═════ EXTRACTED ENTRIES

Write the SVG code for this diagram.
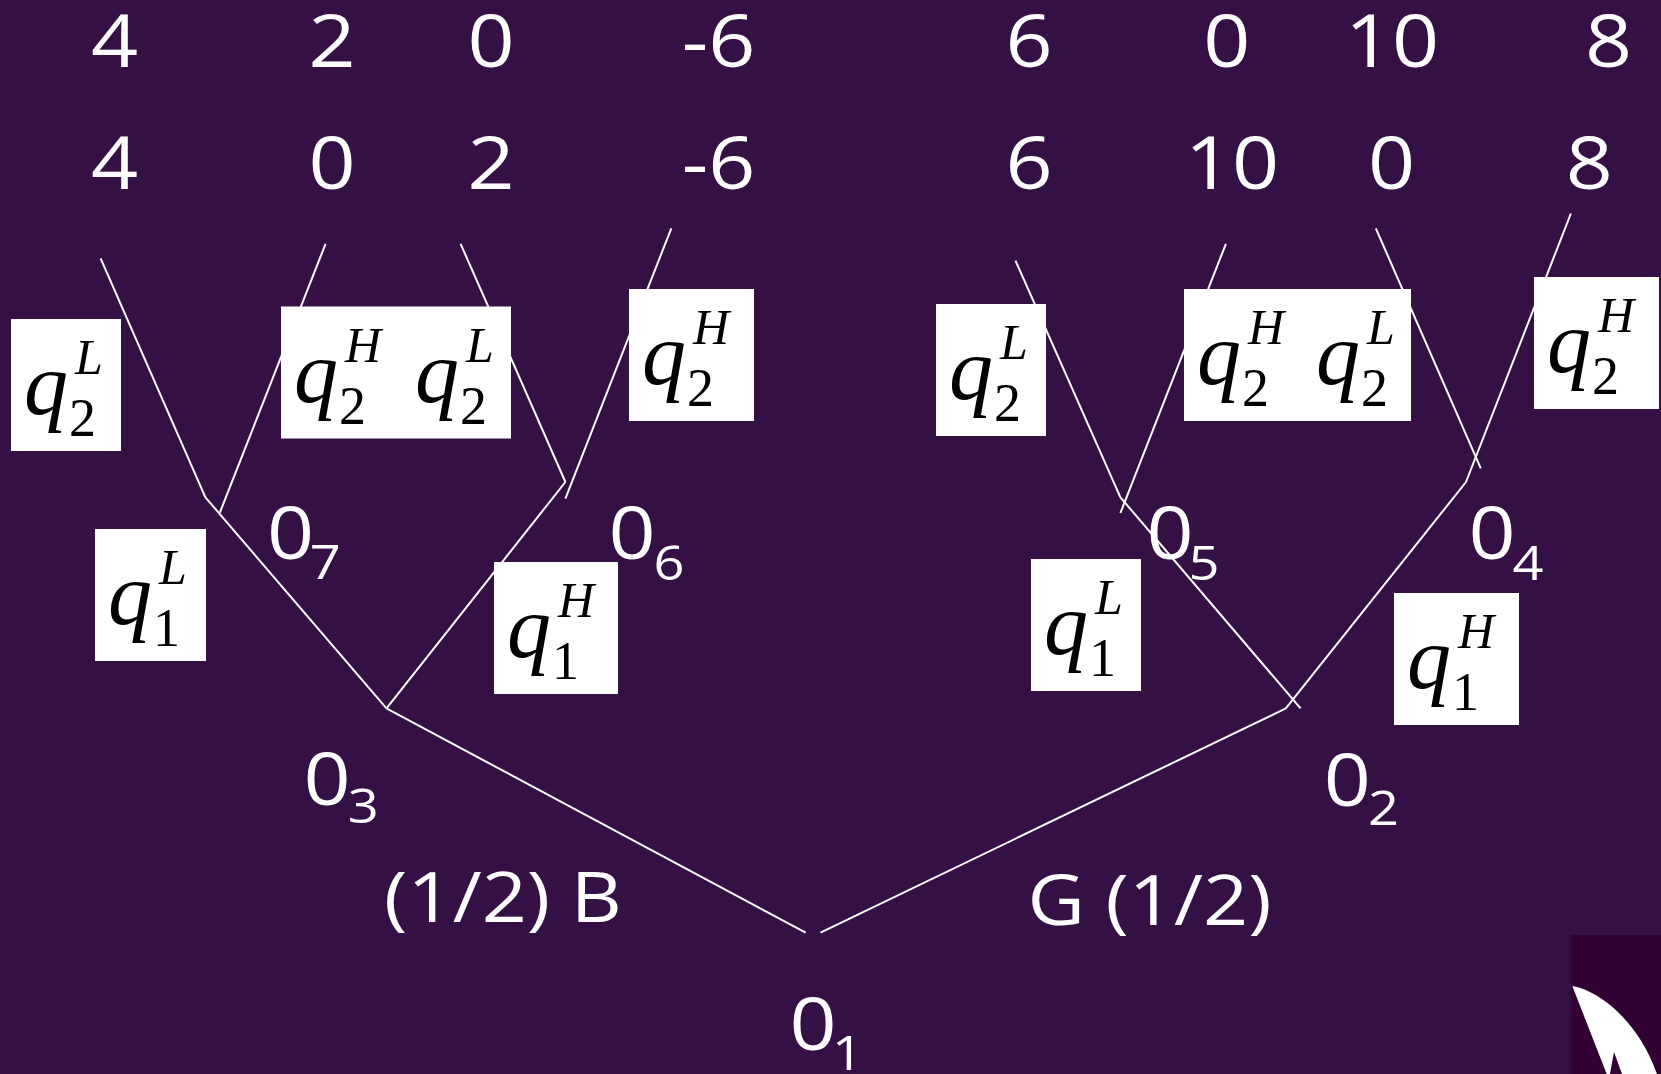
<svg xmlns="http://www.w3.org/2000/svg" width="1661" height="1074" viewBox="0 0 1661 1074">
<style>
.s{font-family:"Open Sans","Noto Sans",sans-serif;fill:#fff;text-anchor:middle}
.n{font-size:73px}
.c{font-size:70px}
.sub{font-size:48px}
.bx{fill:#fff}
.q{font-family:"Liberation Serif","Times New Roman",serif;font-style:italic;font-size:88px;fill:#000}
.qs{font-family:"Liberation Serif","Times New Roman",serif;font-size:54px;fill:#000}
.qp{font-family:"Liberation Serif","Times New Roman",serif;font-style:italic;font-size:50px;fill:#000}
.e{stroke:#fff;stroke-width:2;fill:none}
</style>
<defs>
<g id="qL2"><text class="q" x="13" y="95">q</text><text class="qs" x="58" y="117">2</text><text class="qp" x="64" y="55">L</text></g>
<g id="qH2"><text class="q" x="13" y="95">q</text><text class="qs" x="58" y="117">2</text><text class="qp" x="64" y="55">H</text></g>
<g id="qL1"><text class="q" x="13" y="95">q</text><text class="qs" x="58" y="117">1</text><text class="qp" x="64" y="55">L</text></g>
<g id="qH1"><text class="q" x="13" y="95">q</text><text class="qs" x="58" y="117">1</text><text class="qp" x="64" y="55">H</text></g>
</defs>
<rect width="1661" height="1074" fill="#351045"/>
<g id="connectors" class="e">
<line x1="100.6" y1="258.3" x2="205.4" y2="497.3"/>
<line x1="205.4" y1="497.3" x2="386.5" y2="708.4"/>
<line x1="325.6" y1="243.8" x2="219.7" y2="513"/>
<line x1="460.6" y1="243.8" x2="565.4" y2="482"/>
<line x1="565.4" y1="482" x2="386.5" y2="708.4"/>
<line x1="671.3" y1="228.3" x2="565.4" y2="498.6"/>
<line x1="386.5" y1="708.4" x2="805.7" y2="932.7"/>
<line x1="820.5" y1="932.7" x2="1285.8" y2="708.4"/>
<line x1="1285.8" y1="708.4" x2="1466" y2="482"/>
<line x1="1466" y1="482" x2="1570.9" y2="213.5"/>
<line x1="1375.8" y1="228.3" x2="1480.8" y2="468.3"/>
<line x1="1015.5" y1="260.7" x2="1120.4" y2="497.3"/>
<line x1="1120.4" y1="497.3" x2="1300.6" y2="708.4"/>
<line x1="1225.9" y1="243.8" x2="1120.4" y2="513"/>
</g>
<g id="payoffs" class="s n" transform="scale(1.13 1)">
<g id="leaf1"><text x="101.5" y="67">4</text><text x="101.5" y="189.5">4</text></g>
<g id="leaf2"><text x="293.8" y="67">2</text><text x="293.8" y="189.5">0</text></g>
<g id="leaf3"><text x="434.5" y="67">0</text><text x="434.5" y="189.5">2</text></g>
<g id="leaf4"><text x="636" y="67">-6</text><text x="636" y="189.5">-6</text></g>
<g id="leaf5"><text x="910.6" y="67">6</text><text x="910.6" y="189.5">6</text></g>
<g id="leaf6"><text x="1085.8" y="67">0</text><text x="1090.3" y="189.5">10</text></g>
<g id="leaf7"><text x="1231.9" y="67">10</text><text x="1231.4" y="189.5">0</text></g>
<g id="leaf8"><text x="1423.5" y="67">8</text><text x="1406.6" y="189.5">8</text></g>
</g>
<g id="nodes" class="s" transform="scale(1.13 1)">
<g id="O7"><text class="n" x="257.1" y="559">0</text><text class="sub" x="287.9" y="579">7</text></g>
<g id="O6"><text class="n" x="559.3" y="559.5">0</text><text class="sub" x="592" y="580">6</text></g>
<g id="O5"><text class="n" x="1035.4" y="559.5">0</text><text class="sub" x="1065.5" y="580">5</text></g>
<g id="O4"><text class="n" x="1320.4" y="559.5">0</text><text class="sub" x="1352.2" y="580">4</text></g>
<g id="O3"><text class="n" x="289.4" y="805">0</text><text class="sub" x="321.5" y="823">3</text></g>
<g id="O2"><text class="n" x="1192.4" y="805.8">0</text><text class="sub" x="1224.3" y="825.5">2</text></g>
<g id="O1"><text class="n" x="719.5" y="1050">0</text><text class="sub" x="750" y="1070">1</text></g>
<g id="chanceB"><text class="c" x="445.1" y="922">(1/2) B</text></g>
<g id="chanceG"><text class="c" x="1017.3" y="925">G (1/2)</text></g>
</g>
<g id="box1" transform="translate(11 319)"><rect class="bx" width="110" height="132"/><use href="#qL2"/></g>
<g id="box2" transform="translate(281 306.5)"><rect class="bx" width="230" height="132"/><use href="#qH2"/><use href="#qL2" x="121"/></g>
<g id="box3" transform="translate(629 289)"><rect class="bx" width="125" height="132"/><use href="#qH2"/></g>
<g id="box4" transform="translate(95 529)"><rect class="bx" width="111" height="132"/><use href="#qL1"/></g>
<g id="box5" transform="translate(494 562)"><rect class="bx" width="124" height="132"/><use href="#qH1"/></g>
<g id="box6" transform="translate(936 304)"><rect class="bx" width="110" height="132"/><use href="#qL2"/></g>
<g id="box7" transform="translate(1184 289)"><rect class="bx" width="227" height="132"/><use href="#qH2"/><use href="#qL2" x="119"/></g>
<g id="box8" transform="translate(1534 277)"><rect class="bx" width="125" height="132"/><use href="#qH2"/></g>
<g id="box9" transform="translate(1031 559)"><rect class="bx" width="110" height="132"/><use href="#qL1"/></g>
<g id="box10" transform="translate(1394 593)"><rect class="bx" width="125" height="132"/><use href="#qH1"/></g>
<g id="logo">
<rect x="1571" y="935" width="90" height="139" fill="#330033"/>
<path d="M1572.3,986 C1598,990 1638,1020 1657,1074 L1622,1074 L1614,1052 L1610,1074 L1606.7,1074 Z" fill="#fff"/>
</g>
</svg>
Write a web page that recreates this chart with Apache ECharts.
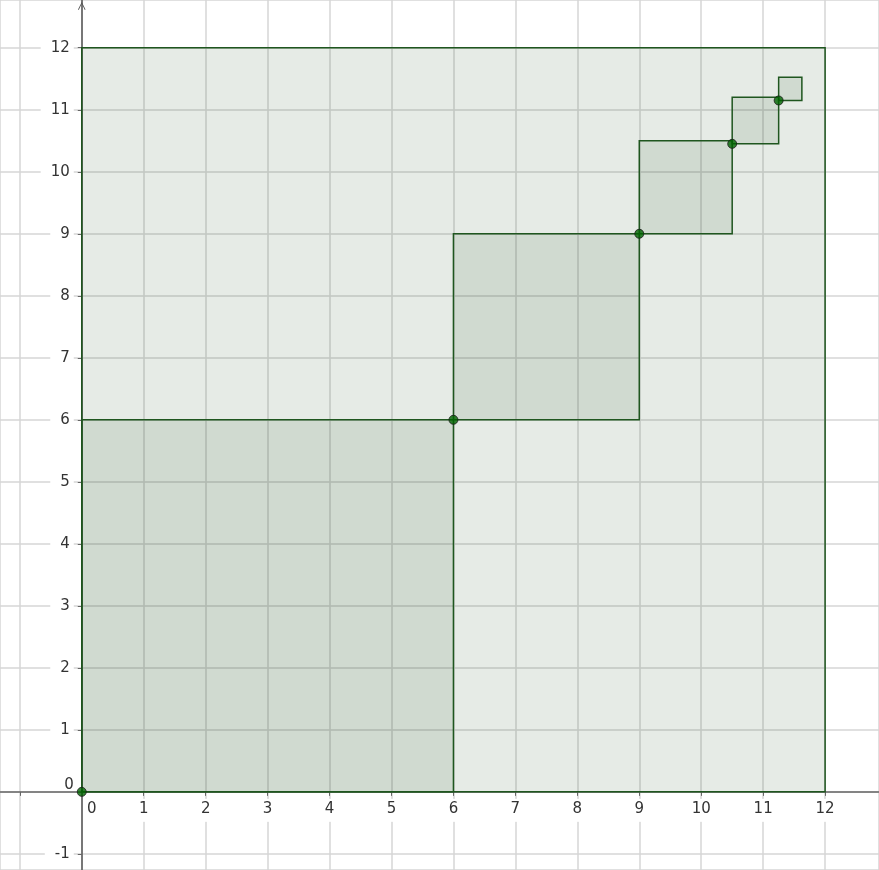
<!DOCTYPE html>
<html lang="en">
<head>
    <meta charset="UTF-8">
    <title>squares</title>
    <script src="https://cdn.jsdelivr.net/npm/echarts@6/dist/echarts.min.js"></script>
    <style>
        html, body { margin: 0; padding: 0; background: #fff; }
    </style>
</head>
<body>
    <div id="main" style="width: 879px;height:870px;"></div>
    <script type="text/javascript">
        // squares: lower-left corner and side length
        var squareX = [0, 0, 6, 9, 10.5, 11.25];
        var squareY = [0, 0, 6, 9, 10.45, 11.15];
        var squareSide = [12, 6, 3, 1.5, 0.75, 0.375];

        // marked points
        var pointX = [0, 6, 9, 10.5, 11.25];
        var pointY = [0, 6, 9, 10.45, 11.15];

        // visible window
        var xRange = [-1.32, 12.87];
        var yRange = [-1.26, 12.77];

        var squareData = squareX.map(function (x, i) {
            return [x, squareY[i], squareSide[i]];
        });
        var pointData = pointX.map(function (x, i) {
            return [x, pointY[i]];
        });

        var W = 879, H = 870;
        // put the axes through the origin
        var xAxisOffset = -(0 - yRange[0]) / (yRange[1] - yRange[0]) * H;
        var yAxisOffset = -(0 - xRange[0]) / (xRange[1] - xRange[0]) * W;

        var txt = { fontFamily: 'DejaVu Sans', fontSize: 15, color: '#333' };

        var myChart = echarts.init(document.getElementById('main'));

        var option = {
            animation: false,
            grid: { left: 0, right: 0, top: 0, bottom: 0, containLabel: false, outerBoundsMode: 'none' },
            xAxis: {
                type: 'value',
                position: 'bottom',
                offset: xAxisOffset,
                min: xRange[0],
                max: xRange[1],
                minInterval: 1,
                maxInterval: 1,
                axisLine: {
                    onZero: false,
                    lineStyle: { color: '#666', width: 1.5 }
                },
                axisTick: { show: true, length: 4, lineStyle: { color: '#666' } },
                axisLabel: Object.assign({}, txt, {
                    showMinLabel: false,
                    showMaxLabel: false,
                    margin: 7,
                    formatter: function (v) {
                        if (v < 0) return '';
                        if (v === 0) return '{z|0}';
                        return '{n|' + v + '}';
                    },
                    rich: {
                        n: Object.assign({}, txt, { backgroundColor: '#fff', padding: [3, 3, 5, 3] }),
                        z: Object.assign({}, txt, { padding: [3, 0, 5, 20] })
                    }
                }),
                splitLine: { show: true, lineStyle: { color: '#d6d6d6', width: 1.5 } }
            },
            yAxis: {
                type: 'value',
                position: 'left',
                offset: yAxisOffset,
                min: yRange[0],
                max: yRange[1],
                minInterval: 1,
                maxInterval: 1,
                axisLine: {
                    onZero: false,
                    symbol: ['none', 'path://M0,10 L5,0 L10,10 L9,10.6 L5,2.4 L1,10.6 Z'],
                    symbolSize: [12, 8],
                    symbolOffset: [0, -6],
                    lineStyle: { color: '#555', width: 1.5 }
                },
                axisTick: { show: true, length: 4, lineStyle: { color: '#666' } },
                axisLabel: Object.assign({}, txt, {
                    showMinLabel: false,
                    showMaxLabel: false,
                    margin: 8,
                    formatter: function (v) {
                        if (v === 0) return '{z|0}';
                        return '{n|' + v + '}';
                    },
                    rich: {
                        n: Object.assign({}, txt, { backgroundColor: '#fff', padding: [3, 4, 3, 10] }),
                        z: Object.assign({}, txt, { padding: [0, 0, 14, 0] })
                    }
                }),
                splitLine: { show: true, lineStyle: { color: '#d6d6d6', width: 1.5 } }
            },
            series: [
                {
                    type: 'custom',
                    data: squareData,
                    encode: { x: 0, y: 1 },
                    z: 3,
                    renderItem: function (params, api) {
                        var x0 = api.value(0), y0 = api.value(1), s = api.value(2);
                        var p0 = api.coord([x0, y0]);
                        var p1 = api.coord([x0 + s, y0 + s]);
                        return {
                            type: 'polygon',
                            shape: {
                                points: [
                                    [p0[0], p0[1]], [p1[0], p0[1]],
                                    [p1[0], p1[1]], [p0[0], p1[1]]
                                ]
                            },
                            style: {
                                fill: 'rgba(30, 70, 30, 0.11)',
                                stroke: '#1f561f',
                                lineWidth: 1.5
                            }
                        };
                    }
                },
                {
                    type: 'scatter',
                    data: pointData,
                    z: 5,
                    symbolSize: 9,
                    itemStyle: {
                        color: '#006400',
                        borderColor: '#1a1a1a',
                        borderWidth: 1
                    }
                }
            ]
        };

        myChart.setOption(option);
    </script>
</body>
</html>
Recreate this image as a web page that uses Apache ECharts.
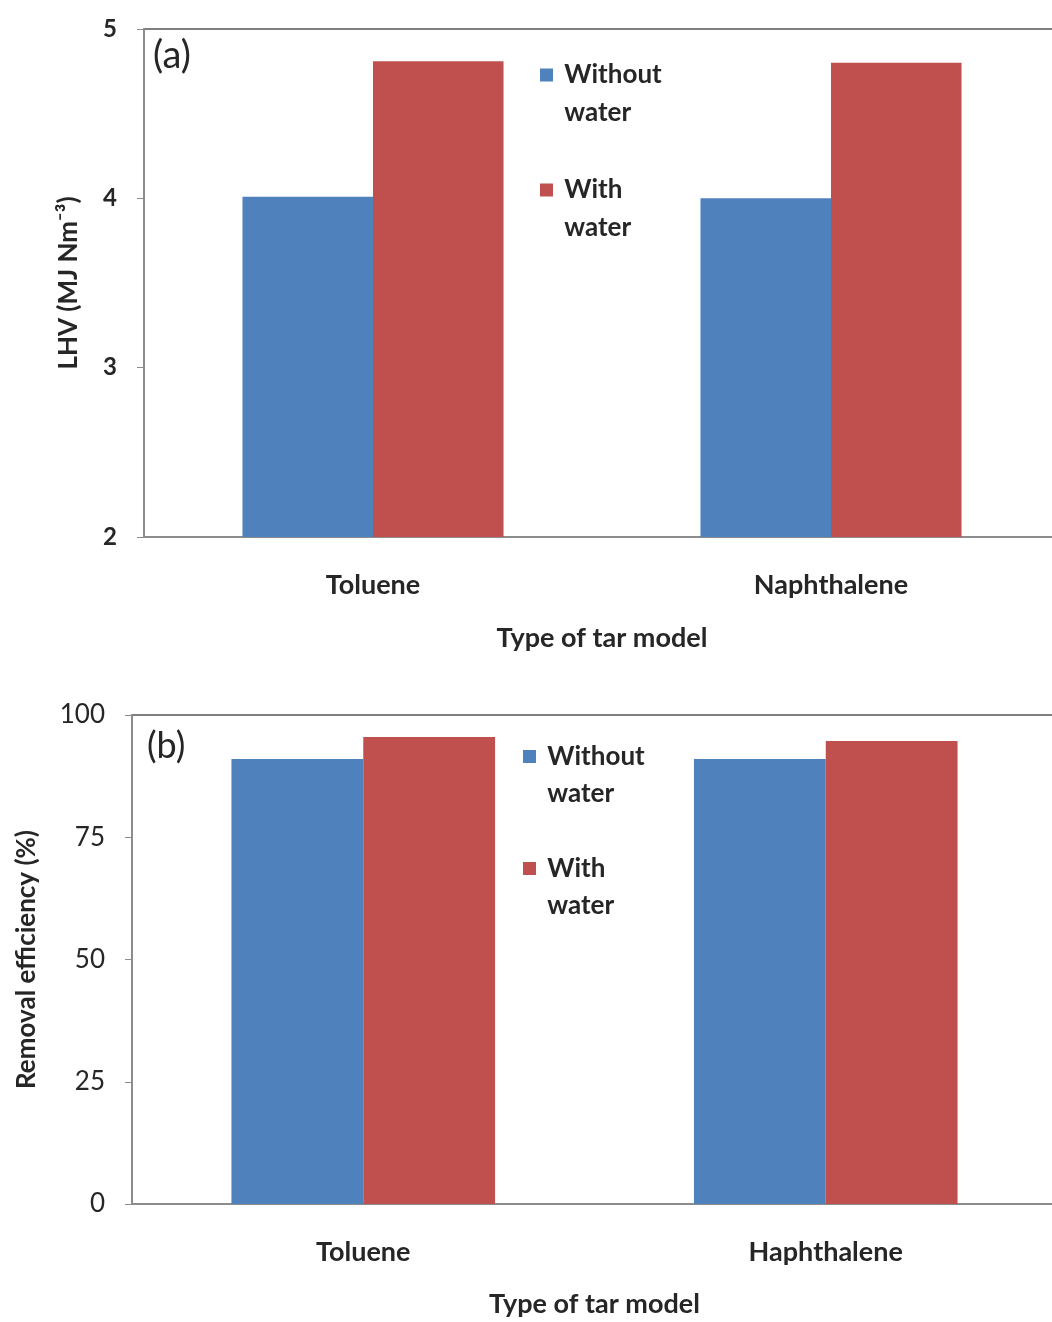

══════════

» **SET TASK**: Exactly and only the lines from the line with "Write a web" to the line with "var yRange = [-1.26, 12.77];", both ends included, should be echoed. Do not carry over the pictures.

» **ANSWER TO THIS TASK**:
Write a web page that recreates this chart with Apache ECharts.
<!DOCTYPE html>
<html lang="en">
<head>
    <meta charset="UTF-8">
    <title>squares</title>
    <script src="https://cdn.jsdelivr.net/npm/echarts@6/dist/echarts.min.js"></script>
    <style>
        html, body { margin: 0; padding: 0; background: #fff; }
    </style>
</head>
<body>
    <div id="main" style="width: 879px;height:870px;"></div>
    <script type="text/javascript">
        // squares: lower-left corner and side length
        var squareX = [0, 0, 6, 9, 10.5, 11.25];
        var squareY = [0, 0, 6, 9, 10.45, 11.15];
        var squareSide = [12, 6, 3, 1.5, 0.75, 0.375];

        // marked points
        var pointX = [0, 6, 9, 10.5, 11.25];
        var pointY = [0, 6, 9, 10.45, 11.15];

        // visible window
        var xRange = [-1.32, 12.87];
        var yRange = [-1.26, 12.77];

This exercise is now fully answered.